Fedotenko opened the scoring at 9:37 of the opening period, as he broke down the left side of the slot and steered a Evgeni Malkin feed -- one that appeared to be intended for Petr Sykora, but which slid past him -- past Miller.
Derek Roy capitalized on a Brooks Orpik turnover 90 seconds later to tie the score, as he picked off an Orpik pass in the neutral zone, then carried the puck into the attacking zone and snapped a wrist shot past Penguins goalie Dany Sabourin from inside the right circle.
Penguins defenseman Ben Lovejoy, making his NHL debut, preserved the tie with an excellent defensive play with 5 1/2 minutes to go before the first intermission, picking off a Nathan Gerbe pass at the right edge of the crease to thwart a two-on-one break with Drew Stafford.

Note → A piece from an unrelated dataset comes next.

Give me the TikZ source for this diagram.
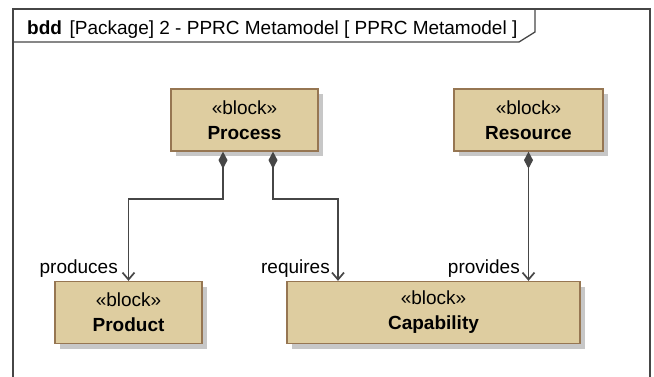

Fedotenko rewarded Lovejoy about 45 seconds later by putting the Penguins back in front. He took a cross-ice feed from Malkin and beat Miller from the inner edge of the right circle for his seventh goal of the season, 250th point in the NHL and first two-goal game since Feb. 14, when he was playing for the New York Islanders.

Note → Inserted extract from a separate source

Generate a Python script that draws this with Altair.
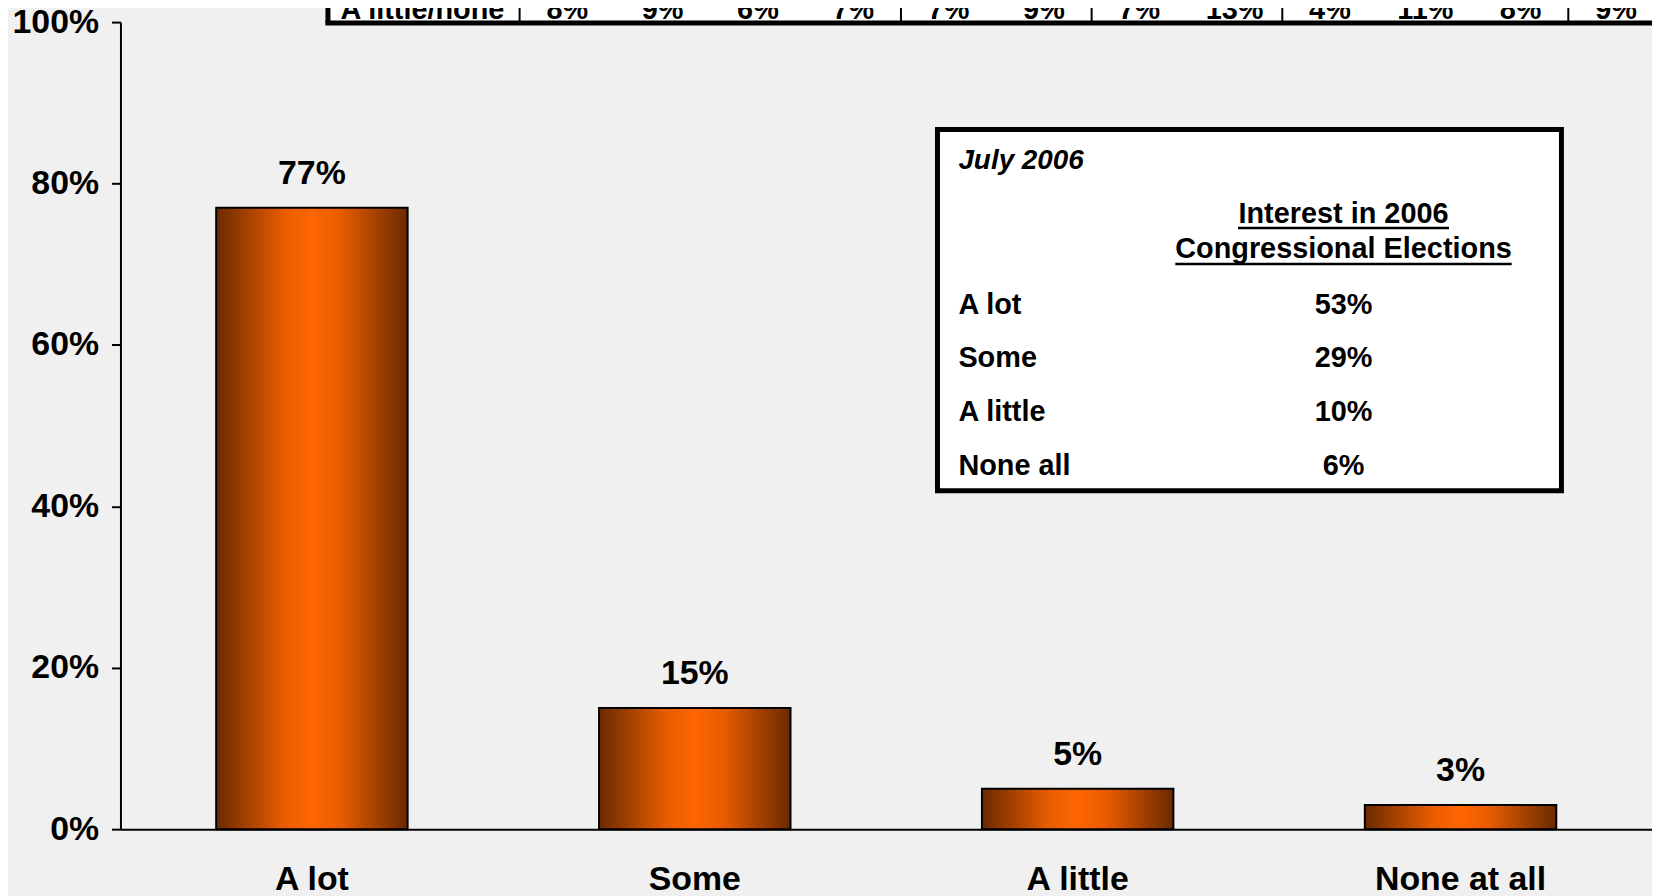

Letang broke out of his slump during a two-man advantage 91 seconds into the second period, as he took a feed from Sidney Crosby and beat Miller from just above the left hash.
Crosby's assist extended his scoring streak to seven games.
Buffalo got back to within one when Ales Kotalik punched a loose puck over the goal line at 6:40, after Sabourin appeared to lose sight of it, and a few minutes later, the Penguins failed to take advantage of their extended five-on-three.
"After 3-1, we were horrible," Therrien said. "We gave them the game."
Daniel Paille capped a Sabres flurry by throwing in the tying goal at 14:49 and Vanek got the deciding goal at 6:13 of the third, swatting in a Jason Pominville feed from the left side of the crease for his league-leading 20th of the season.
"We just kind of let them back into the game and lost," Fedotenko said. "We just need to work on playing with the lead."
And with a two-man advantage, as well.